The dataset was imbalanced for the thresholds of 12 and 24 months. So, adaptive synthetic (ADASYN)4 oversampling method, which generates synthetic data
from the real data based on k-nearest neighbors algorithm, was used for
handling these imbalanced datasets. Machine
learning models defined in Classification Learner app in MATLAB 2019a (The MathWorks Inc., Natick, MA) were employed to predict
survival of GBM patients based on clinical and VASARI features. The survival
prediction was performed for all the three survival thresholds. In all the
classifications, the data was divided into training and testing sets with 10-fold
cross validation. All the models were executed 100 times and the mean
performance metrics were reported.Results
Figure 1 shows post-contrast
T1-weighted (a), T2-weighted (b) and perfusion (c) MR images of a patient who
had a high grade lesion at the left mesial temporal lobe with hemorrhagic
component inside and surrounded by expansile edema. Table 1 shows the number of short
and long survived patients along with the number of synthetic data at 12, 19,
and 24 months thresholds. For 19 months threshold, there was no need to
synthesize data, since the numbers of short and long survived patients were
almost equal. For 12 and 24 months thresholds, 70 short survival and 34 long
survival synthetic data points were produced with ADASYN, respectively. Table 2
summarizes the classification results of the machine learning models giving the
highest accuracies for 3 different thresholds and both original and augmented
data.
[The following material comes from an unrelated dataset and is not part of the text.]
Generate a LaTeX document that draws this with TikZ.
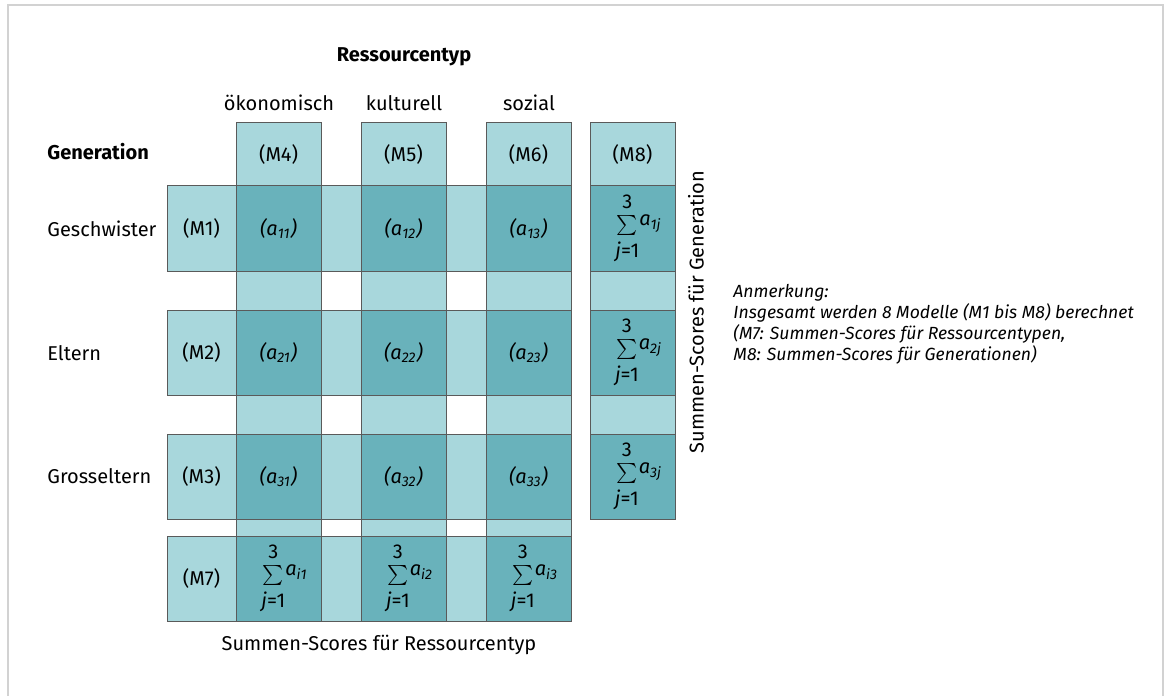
\documentclass[tikz,border=0pt]{standalone}
\usepackage{fontspec}
\setmainfont{Fira Sans}
\usetikzlibrary{positioning}
\definecolor{hell}{HTML}{A8D7DC}
\definecolor{dunkel}{HTML}{69B2BB}
\definecolor{rand}{HTML}{5A5A5A}
\newcommand{\summe}[1]{\hspace{6pt}$\sum\limits_{\rule{0pt}{9.5pt}\mbox{\itshape j\upshape =1}}^{\mbox{3}\rule[-2.5pt]{0pt}{2.5pt}}\!\raisebox{2.5pt}{\itshape a\textsubscript{#1}}$}

\begin{document}
\begin{tikzpicture}[
    x=0.5pt, y=-0.5pt,
    font=\fontsize{10}{12}\selectfont,
    cell/.style={draw=rand, line width=0.5pt, inner sep=0pt, minimum width=42.5pt, minimum height=42.5pt},
    light/.style={cell, fill=hell},
    dark/.style={cell, fill=dunkel},
    head/.style={minimum height=31.5pt},
    gapcol/.style={minimum width=20pt},
    gaprow/.style={minimum height=19.5pt},
    mcol/.style={minimum width=34.5pt}
]
    \useasboundingbox (0,0) rectangle (1170,695);
    \draw[gray!35, line width=1pt] (8,700) -- (8,5) -- (1163,5) -- (1163,700);

    % Kopfzeilen
    \node[font=\bfseries] (typ) at (404,57) {Ressourcentyp};
    \node (oek) at (279,103) {ökonomisch};
    \node (kult) at (404,103) {kulturell};
    \node (soz) at (529,103) {sozial};
    \node[font=\bfseries, anchor=west, inner sep=0pt] (gen) at (47,152) {Generation};
    \node[anchor=west, inner sep=0pt] (g1) at (47,229) {Geschwister};
    \node[anchor=west, inner sep=0pt] (g2) at (47,353) {Eltern};
    \node[anchor=west, inner sep=0pt] (g3) at (47,476) {Grosseltern};

    % Modelle M4 bis M6, M8
    \node[light, head] (m4) at (278.5,154.5) {(M4)};
    \node[light, head] (m5) at (403.5,154.5) {(M5)};
    \node[light, head] (m6) at (528.5,154.5) {(M6)};
    \node[light, head] (m8) at (632.5,154.5) {(M8)};

    % Zwischenzeilen
    \foreach \y/\h in {290.5/19.5pt, 414.5/19.5pt, 527.5/8.5pt} {
        \node[light, minimum height=\h] at (278.5,\y) {};
        \node[light, minimum height=\h] at (403.5,\y) {};
        \node[light, minimum height=\h] at (528.5,\y) {};
    }
    \node[light, gaprow] (s12) at (632.5,290.5) {};
    \node[light, gaprow] (s23) at (632.5,414.5) {};

    % Geschwister
    \node[light, mcol] (m1) at (201.5,228.5) {(M1)};
    \node[dark] (a11) at (278.5,228.5) {\itshape(a\textsubscript{11})};
    \node[light, gapcol] at (341,228.5) {};
    \node[dark] (a12) at (403.5,228.5) {\itshape(a\textsubscript{12})};
    \node[light, gapcol] at (466,228.5) {};
    \node[dark] (a13) at (528.5,228.5) {\itshape(a\textsubscript{13})};
    \node[dark] (s1) at (632.5,228.5) {\summe{1j}};

    % Eltern
    \node[light, mcol] (m2) at (201.5,352.5) {(M2)};
    \node[dark] (a21) at (278.5,352.5) {\itshape(a\textsubscript{21})};
    \node[light, gapcol] at (341,352.5) {};
    \node[dark] (a22) at (403.5,352.5) {\itshape(a\textsubscript{22})};
    \node[light, gapcol] at (466,352.5) {};
    \node[dark] (a23) at (528.5,352.5) {\itshape(a\textsubscript{23})};
    \node[dark] (s2) at (632.5,352.5) {\summe{2j}};

    % Grosseltern
    \node[light, mcol] (m3) at (201.5,476.5) {(M3)};
    \node[dark] (a31) at (278.5,476.5) {\itshape(a\textsubscript{31})};
    \node[light, gapcol] at (341,476.5) {};
    \node[dark] (a32) at (403.5,476.5) {\itshape(a\textsubscript{32})};
    \node[light, gapcol] at (466,476.5) {};
    \node[dark] (a33) at (528.5,476.5) {\itshape(a\textsubscript{33})};
    \node[dark] (s3) at (632.5,476.5) {\summe{3j}};

    % Summen-Scores (M7)
    \node[light, mcol] (m7) at (201.5,578.5) {(M7)};
    \node[dark] (r1) at (278.5,578.5) {\summe{i1}};
    \node[light, gapcol] at (341,578.5) {};
    \node[dark] (r2) at (403.5,578.5) {\summe{i2}};
    \node[light, gapcol] at (466,578.5) {};
    \node[dark] (r3) at (528.5,578.5) {\summe{i3}};

    \node (sr) at (379,645) {Summen-Scores für Ressourcentyp};
    \node[rotate=90] (sg) at (696,312) {Summen-Scores für Generation};

    % Anmerkung
    \node[anchor=west, align=left, inner sep=0pt, font=\fontsize{8.8}{10.5}\selectfont\itshape] (note) at (733,324)
        {Anmerkung:\\Insgesamt werden 8 Modelle (M1 bis M8) berechnet\\(M7: Summen-Scores für Ressourcentypen,\\M8: Summen-Scores für Generationen)};
\end{tikzpicture}
\end{document}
For the 12 months threshold, the classification results were improved by
oversampling and the best performance results were obtained with a fine
Gaussian support vector machine (SVM) model resulting in an accuracy of 99.78%, sensitivity of 100%, and specificity of 99.55%.
Similarly, for the 24 months threshold, a fine Gaussian SVM model resulted in
the best classification performance, with an accuracy of 88.80%, sensitivity of
77.94%, and specificity of 100%. On the other hand, the machine learning models
were not able to accurately classify the data labeled with a 19 months threshold.Discussion and Conclusion
The results of this study indicated the VASARI
features along with the clinical data might be used to identify short overall
survival in GBM. The data imbalance
resulted in the classification of all the patients into the majority class,
resulting in either high specificity (24 months) or sensitivity (12 months) in
the original data. Oversampling enabled learning also from the minority
classes, and improved the performance of the machine learning models in both
datasets. SVM resulted in the best classification performance for all datasets,
since the data was categorical. Future studies will be conducted on a larger
patient cohort to determine if the survival of GBM patients could be identified
better even without oversampling. Acknowledgements
No acknowledgement found.References
1. Agnihotri S, Burrell KE, Wolf A, et
al. Glioblastoma, a Brief Review of History, Molecular Genetics, Animal Models
and Novel Therapeutic Strategies. Archivum
Immunologiae et Therapiae Experimentalis. 2013; 61: 25-41.
2. Thakkar JP,
Dolecek TA, Horbinski C, et al. Epidemiologic and molecular prognostic review
of glioblastoma. Cancer Epidemiol
Biomarkers Prev. 2014; 23: 1985-1996.
3. Cancer Imaging
Archive. VASARI Research Project. 2015.
4. Haibo H, Yang B,
Garcia EA, Shutao L. ADASYN: Adaptive synthetic sampling approach for
imbalanced learning. 2008 IEEE
International Joint Conference on Neural Networks (IEEE World Congress on
Computational Intelligence), 2008; 1322-1328.